It is NOT appropriate to merely plead punitive damages in your initial lawsuit and think by virtue of this allegation that you will be able to argue punitive damages to the jury. That would not be fair, would it? This would simply allow a party in every civil lawsuit to argue punitive damages to the jury. 

Rather, and as you can see from the statute, you must reasonably show by proffering evidence to the trial court that you have a reasonable basis to the recovery of such damages. But, you are able to take discovery relating to evidence you want to proffer associated with punitive damages (assuming the discovery is reasonable).   And, presuming the trial court allows you to argue punitive damages to the jury, a defendant should only be liable for punitive damages based on clear and convincing evidence that the defendant was guilty of intentional misconduct or gross negligence, as defined in the statute.  The statute provides standards in order for a party to pursue and argue punitive damages to the jury.

What do you do if you are a defendant and the trial court grants the plaintiff’s motion for leave to include a punitive damages component?
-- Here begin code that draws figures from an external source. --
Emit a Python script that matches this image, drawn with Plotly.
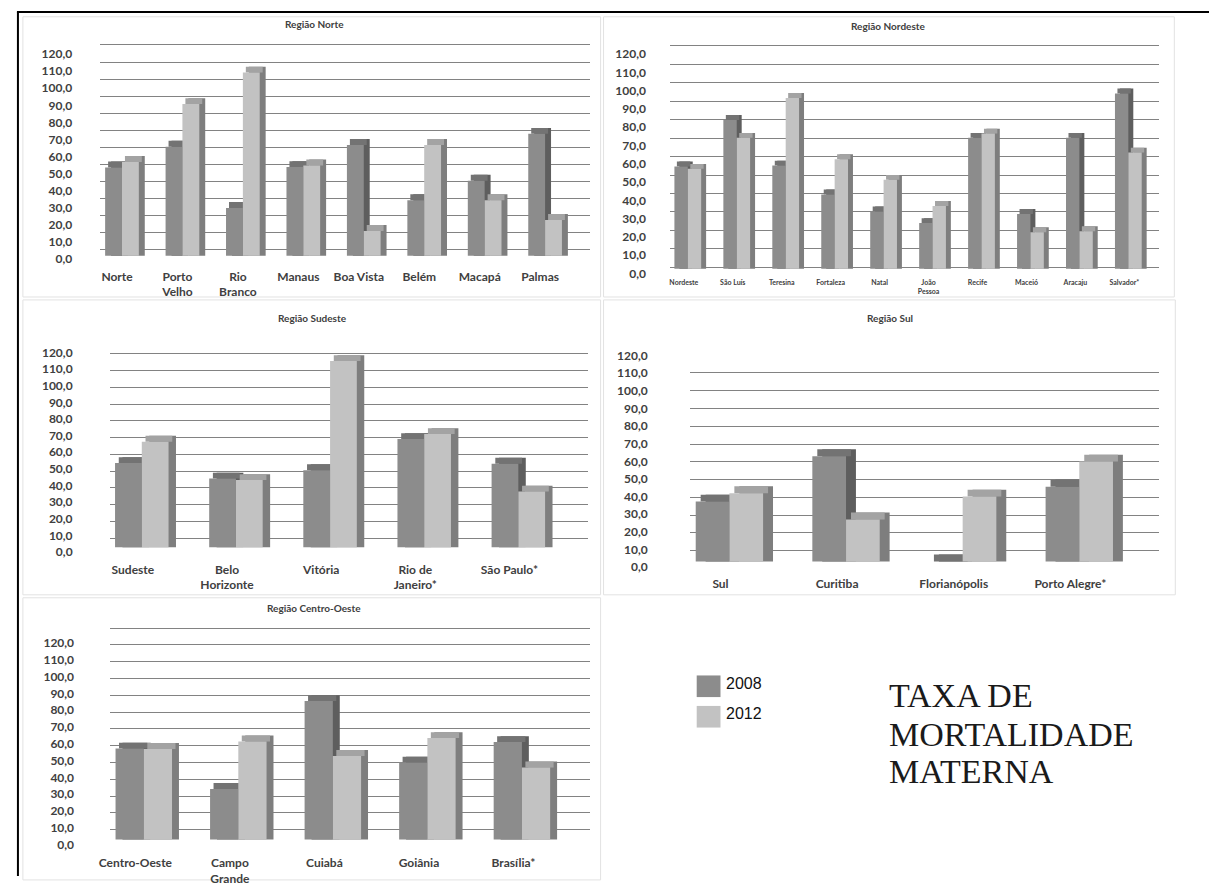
import plotly.graph_objects as go

W, H = 1209, 886

# ---------------- data: taxa de mortalidade materna (2008 x 2012) ----------------
norte_cidades = ["Norte", "Porto<br>Velho", "Rio<br>Branco", "Manaus", "Boa Vista", "Belém", "Macapá", "Palmas"]
norte_2008 = [51.8, 64.0, 28.0, 52.0, 65.0, 32.6, 44.0, 71.5]
norte_2012 = [55.0, 89.0, 107.5, 53.0, 14.5, 65.0, 32.6, 21.0]

nordeste_cidades = ["Nordeste", "São Luís", "Teresina", "Fortaleza", "Natal", "João<br>Pessoa",
                    "Recife", "Maceió", "Aracaju", "Salvador*"]
nordeste_2008 = [56.0, 81.5, 56.5, 40.7, 31.4, 25.0, 71.7, 30.0, 71.7, 96.0]
nordeste_2012 = [54.7, 71.7, 93.5, 60.0, 48.7, 34.4, 74.0, 20.0, 20.6, 63.6]

sudeste_cidades = ["Sudeste", "Belo<br>Horizonte", "Vitória", "Rio de<br>Janeiro*", "São Paulo*"]
sudeste_2008 = [50.6, 41.3, 46.3, 65.0, 50.2]
sudeste_2012 = [63.4, 40.4, 111.8, 68.0, 33.5]

sul_cidades = ["Sul", "Curitiba", "Florianópolis", "Porto Alegre*"]
sul_2008 = [34.0, 59.7, 0.0, 42.4]
sul_2012 = [38.7, 23.8, 36.8, 56.7]

co_cidades = ["Centro-Oeste", "Campo<br>Grande", "Cuiabá", "Goiânia", "Brasília*"]
co_2008 = [54.2, 30.2, 82.5, 45.9, 58.1]
co_2012 = [54.0, 58.5, 49.8, 60.5, 43.0]

anos = ["2008", "2012"]
escala_vals = list(range(0, 121, 10))
escala_txt = [f"{v},0" for v in escala_vals]

# ---------------- styling ----------------
# (front face, top face, side face) per year
CORES = {
    "2008": ("#8c8c8c", "#737373", "#5e5e5e"),
    "2012": ("#c2c2c2", "#a3a3a3", "#7e7e7e"),
}
COR_GRADE = "#828282"
COR_TXT = "#404040"
FONTE = "Lato"

# panel geometry in pixels (plot box, category spacing, faux-3D depth, wall/label/floor zeros)
paineis = [
    dict(titulo="Região Norte", cats=norte_cidades, v08=norte_2008, v12=norte_2012,
         L=90, R=584, c0=107, s=61, shift=5, bw=17, dx=6, dy=6, T=38, B=259,
         g0=249, gp10=17.36, grade=list(range(0, 121, 10)), l0=258, lp10=17.33, f0=255,
         xfs=12, xstand=8, ystand=27, tx=306, ty=19, frame=(12, 12, 595, 297)),
    dict(titulo="Região Nordeste", cats=nordeste_cidades, v08=nordeste_2008, v12=nordeste_2012,
         L=665, R=1159, c0=679, s=49.4, shift=4, bw=13.5, dx=5, dy=5, T=38, B=274,
         g0=266.7, gp10=18.75, grade=list(range(0, 121, 10)), l0=273, lp10=18.58, f0=268.3,
         xfs=7, xstand=3, ystand=23, tx=885, ty=21, frame=(598, 12, 1174, 297)),
    dict(titulo="Região Sudeste", cats=sudeste_cidades, v08=sudeste_2008, v12=sudeste_2012,
         L=99.5, R=582, c0=123, s=95, shift=9, bw=27, dx=7.5, dy=6, T=350, B=560,
         g0=559.3, gp10=17.03, grade=list(range(10, 121, 10)), l0=556.7, lp10=16.95, f0=551.7,
         xfs=12, xstand=5, ystand=36, tx=304, ty=318, frame=(12, 300, 595, 600)),
    dict(titulo="Região Sul", cats=sul_cidades, v08=sul_2008, v12=sul_2012,
         L=685, R=1159, c0=716, s=117.7, shift=9, bw=34, dx=10, dy=7, T=352, B=574,
         g0=573.1, gp10=18.07, grade=list(range(10, 111, 10)), l0=571.7, lp10=17.92, f0=566,
         xfs=12, xstand=6, ystand=41, tx=887, ty=318, frame=(598, 300, 1175, 600)),
    dict(titulo="Região Centro-Oeste", cats=co_cidades, v08=co_2008, v12=co_2012,
         L=100, R=584, c0=125.5, s=95.4, shift=8.5, bw=28.5, dx=7, dy=6, T=630, B=857,
         g0=856, gp10=17.09, grade=list(range(10, 131, 10)), l0=854, lp10=17.08, f0=849,
         xfs=12, xstand=7, ystand=35, tx=306, ty=613, frame=(12, 603, 595, 890)),
]


def fx(p):
    return p / W


def fy(p):
    return 1 - p / H


def nome(prefixo, i):
    return prefixo if i == 1 else f"{prefixo}{i}"


fig = go.Figure()
layout = {}
shapes = []
annotations = []

for k, P in enumerate(paineis):
    xi = k + 1
    yw, yl, yb = 3 * k + 1, 3 * k + 2, 3 * k + 3
    xid, ywid, ylid, ybid = nome("x", xi), nome("y", yw), nome("y", yl), nome("y", yb)
    n = len(P["cats"])
    idx = list(range(n))

    s = P["s"]
    r0 = -(P["c0"] - P["L"]) / s
    r1 = r0 + (P["R"] - P["L"]) / s
    dom_y = [fy(P["B"]), fy(P["T"])]

    layout[nome("xaxis", xi)] = dict(
        domain=[fx(P["L"]), fx(P["R"])], range=[r0, r1], anchor=ywid,
        tickmode="array", tickvals=idx, ticktext=P["cats"],
        showgrid=False, zeroline=False, showline=False, ticks="",
        ticklabelstandoff=P["xstand"],
        tickfont=dict(family=FONTE, size=P["xfs"], color=COR_TXT, weight="bold"),
        fixedrange=True,
    )
    gp = P["gp10"] / 10
    lp = P["lp10"] / 10
    # back wall: gridlines only
    layout[nome("yaxis", yw)] = dict(
        domain=dom_y, anchor=xid,
        range=[(P["g0"] - P["B"]) / gp, (P["g0"] - P["T"]) / gp],
        tickmode="array", tickvals=P["grade"], showticklabels=False,
        showgrid=True, gridcolor=COR_GRADE, gridwidth=1.3,
        zeroline=False, showline=False, ticks="", fixedrange=True,
    )
    # value scale labels
    layout[nome("yaxis", yl)] = dict(
        domain=dom_y, anchor=xid, overlaying=ywid,
        range=[(P["l0"] - P["B"]) / lp, (P["l0"] - P["T"]) / lp],
        tickmode="array", tickvals=escala_vals, ticktext=escala_txt,
        showgrid=False, zeroline=False, showline=False, ticks="",
        ticklabelstandoff=P["ystand"],
        tickfont=dict(family=FONTE, size=12, color=COR_TXT, weight="bold"),
        fixedrange=True,
    )
    # floor scale used by the columns
    layout[nome("yaxis", yb)] = dict(
        domain=dom_y, anchor=xid, overlaying=ywid,
        range=[(P["f0"] - P["B"]) / lp, (P["f0"] - P["T"]) / lp],
        showgrid=False, zeroline=False, showline=False, showticklabels=False,
        ticks="", fixedrange=True,
    )

    for yid in (ywid, ylid):
        fig.add_trace(go.Scatter(x=[0], y=[0], mode="markers", marker=dict(opacity=0),
                                 xaxis=xid, yaxis=yid, hoverinfo="skip", showlegend=False))

    w = P["bw"] / s
    sh = P["shift"] / s
    dxu = P["dx"] / s
    dyu = P["dy"] / lp

    series = ((anos[0], P["v08"], sh - w), (anos[1], P["v12"], sh))
    # side faces, then top faces, then the front faces
    for ano, vals, off in series:
        fig.add_trace(go.Bar(x=idx, y=[v + dyu for v in vals], offset=off + dxu, width=w,
                             marker=dict(color=CORES[ano][2], line=dict(width=0)),
                             xaxis=xid, yaxis=ybid, hoverinfo="skip", showlegend=False))
    for ano, vals, off in series:
        fig.add_trace(go.Bar(x=idx, y=[dyu] * n, base=vals, offset=off + dxu / 2, width=w,
                             marker=dict(color=CORES[ano][1], line=dict(width=0)),
                             xaxis=xid, yaxis=ybid, hoverinfo="skip", showlegend=False))
    for ano, vals, off in series:
        fig.add_trace(go.Bar(x=idx, y=vals, offset=off, width=w, name=ano,
                             marker=dict(color=CORES[ano][0], line=dict(width=0)),
                             xaxis=xid, yaxis=ybid, hoverinfo="skip", showlegend=False))

    annotations.append(dict(text=P["titulo"], x=fx(P["tx"]), y=fy(P["ty"]), xref="paper", yref="paper",
                            xanchor="center", yanchor="middle", showarrow=False,
                            font=dict(family=FONTE, size=10, color=COR_TXT, weight="bold")))
    x0, y0, x1, y1 = P["frame"]
    shapes.append(dict(type="rect", xref="paper", yref="paper", x0=fx(x0), x1=fx(x1), y0=fy(y1), y1=fy(y0),
                       line=dict(color="#e2e2e2", width=1), fillcolor="rgba(0,0,0,0)", layer="below"))

# outer border (left and top)
shapes.append(dict(type="line", xref="paper", yref="paper", x0=fx(7), x1=fx(7), y0=0, y1=fy(7),
                   line=dict(color="black", width=2)))
shapes.append(dict(type="line", xref="paper", yref="paper", x0=fx(6), x1=1, y0=fy(7), y1=fy(7),
                   line=dict(color="black", width=2)))

# legend
for i, ano in enumerate(anos):
    top = 682 + i * 31
    shapes.append(dict(type="rect", xref="paper", yref="paper", x0=fx(692), x1=fx(716),
                       y0=fy(top + 22), y1=fy(top), fillcolor=CORES[ano][0], line=dict(width=0)))
    annotations.append(dict(text=ano, x=fx(720), y=fy(top + 8), xref="paper", yref="paper",
                            xanchor="left", yanchor="middle", showarrow=False,
                            font=dict(family="Liberation Sans", size=16, color="#111111")))

# chart title, one line per annotation for tight leading
for linha, yc in zip(["TAXA DE", "MORTALIDADE", "MATERNA"], [702, 742, 780]):
    annotations.append(dict(text=linha, x=fx(884), y=fy(yc), xref="paper", yref="paper",
                            xanchor="left", yanchor="middle", showarrow=False,
                            font=dict(family="Liberation Serif", size=34, color="#1a1a1a")))

fig.update_layout(
    width=W, height=H, margin=dict(l=0, r=0, t=0, b=0),
    paper_bgcolor="white", plot_bgcolor="rgba(0,0,0,0)",
    barmode="overlay", showlegend=False,
    shapes=shapes, annotations=annotations,
    **layout,
)

fig.write_html("out.html")
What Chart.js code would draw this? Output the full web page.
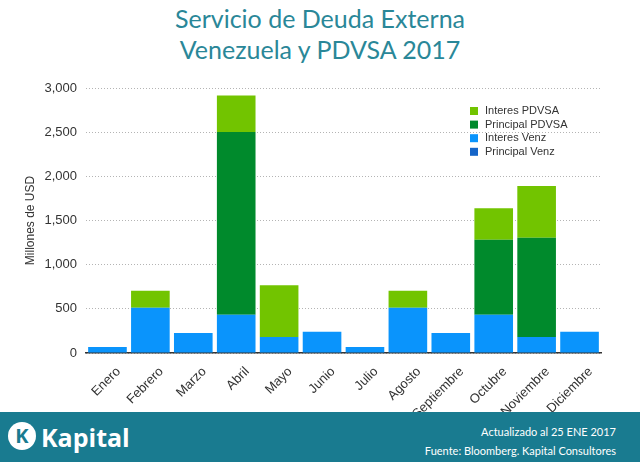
<!DOCTYPE html>
<html>
<head>
<meta charset="utf-8">
<script src="https://cdn.jsdelivr.net/npm/chart.js@4"></script>
<style>
  body { margin: 0; width: 640px; height: 462px; background: #fff; position: relative; overflow: hidden; }
  .title { position: absolute; top: 3px; left: 0; width: 640px; text-align: center; color: #2a8798;
    font-family: Lato, sans-serif; font-size: 25px; line-height: 31px; }
  .wrap { position: absolute; top: 70px; left: 0; width: 640px; height: 355px; }
  .footer { position: absolute; top: 412px; left: 0; width: 640px; height: 50px; background: #197b90; z-index: 2; color: #fff; }
  .logo { position: absolute; left: 8px; top: 10px; font-family: "Open Sans", sans-serif; font-weight: 700; font-size: 25px; line-height: 30px; }
  .logo .k { display: inline-block; width: 28px; height: 28px; border-radius: 50%; background: #fff; color: #197b90;
    font-size: 20px; line-height: 28px; text-align: center; vertical-align: top; margin-right: 5px; }
  .src { position: absolute; right: 24px; top: 10px; text-align: right; font-family: Lato, sans-serif; font-size: 11px; line-height: 19px; }
</style>
</head>
<body>
<div class="title">Servicio de Deuda Externa<br>Venezuela y PDVSA 2017</div>
<div class="wrap"><canvas id="myChart"></canvas></div>
<div class="footer">
  <div class="logo"><span class="k">K</span>Kapital</div>
  <div class="src">Actualizado al 25 ENE 2017<br>Fuente: Bloomberg. Kapital Consultores</div>
</div>
<script>
const months = ["Enero", "Febrero", "Marzo", "Abril", "Mayo", "Junio", "Julio", "Agosto", "Septiembre", "Octubre", "Noviembre", "Diciembre"];
const principalVenz = [0, 0, 0, 0, 0, 0, 0, 0, 0, 0, 0, 0];
const interesVenz = [68, 513, 226, 434, 181, 241, 68, 513, 226, 434, 181, 241];
const principalPdvsa = [0, 0, 0, 2068, 0, 0, 0, 0, 0, 849, 1125, 0];
const interesPdvsa = [0, 192, 0, 412, 585, 0, 0, 192, 0, 355, 585, 0];
const yTicks = [0, 500, 1000, 1500, 2000, 2500, 3000];

// legend drawn inside the plot, top series first
const insideLegend = {
  id: "insideLegend",
  afterDraw(chart) {
    const c = chart.ctx;
    const sets = chart.data.datasets.slice().reverse();
    c.save();
    c.font = "11px 'Liberation Sans', Arial, sans-serif";
    c.textBaseline = "middle";
    sets.forEach((ds, i) => {
      const y = 41 + i * 13.6;
      c.fillStyle = ds.backgroundColor;
      c.fillRect(470, y - 4, 8, 8);
      c.fillStyle = "#333";
      c.fillText(ds.label, 485, y);
    });
    c.restore();
  },
};

const ctx = document.getElementById("myChart");

new Chart(ctx, {
  type: "bar",
  data: {
    labels: months,
    datasets: [
      {label: "Principal Venz", data: principalVenz, backgroundColor: "#1565c8"},
      {label: "Interes Venz", data: interesVenz, backgroundColor: "#0a94fc"},
      {label: "Principal PDVSA", data: principalPdvsa, backgroundColor: "#008a2c"},
      {label: "Interes PDVSA", data: interesPdvsa, backgroundColor: "#72c400"},
    ],
  },
  options: {
    responsive: true,
    maintainAspectRatio: false,
    animation: false,
    datasets: {
      bar: {barPercentage: 0.9, categoryPercentage: 1.0},
    },
    layout: {
      padding: {top: 18, right: 39, bottom: 0, left: 0},
    },
    plugins: {
      legend: {display: false},
      tooltip: {enabled: false},
    },
    scales: {
      x: {
        stacked: true,
        grid: {display: false},
        border: {display: true, color: "#333", width: 1.5},
        ticks: {
          color: "#333",
          font: {family: "'Liberation Sans', Arial, sans-serif", size: 13},
          maxRotation: 45,
          minRotation: 45,
          padding: 3,
          labelOffset: 11,
        },
        afterFit: (s) => { s.height = 72; },
      },
      y: {
        stacked: true,
        min: 0,
        max: 3000,
        afterBuildTicks: (s) => { s.ticks = yTicks.map((v) => ({value: v})); },
        grid: {color: "#b4b4b4", drawTicks: false, lineWidth: 1},
        border: {display: false, dash: [1, 2]},
        ticks: {
          color: "#333",
          padding: 9,
          font: {family: "'Liberation Sans', Arial, sans-serif", size: 13},
          callback: (v) => v.toLocaleString("en-US"),
        },
        title: {
          display: true,
          text: "Millones de USD",
          color: "#333",
          font: {family: "'Liberation Sans', Arial, sans-serif", size: 12},
          padding: {top: 23, bottom: 0},
        },
        afterFit: (s) => { s.width = 86; },
      },
    },
  },
  plugins: [insideLegend],
});
</script>
</body>
</html>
Punitive damages are a damages-component you do NOT want argued to the jury.

Certiorari review is available to determine whether a trial court has complied with the procedural requirements of section 768.72, but not to review the sufficiency of the [proffered] evidence.” HCA Health Services of Florida, Inc. d/b/a St. Lucie Medical Center v. Byers-McPheeters, 2016 WL 3549595, *1 (Fla. 4th DCA 2016).  Stated differently, you can seek a writ of certiorari arguing the trial court failed to properly comply with s. 768.72, but not to review the evidence proffered to the trial court relating to the trial court’s decision to allow a punitive damages component.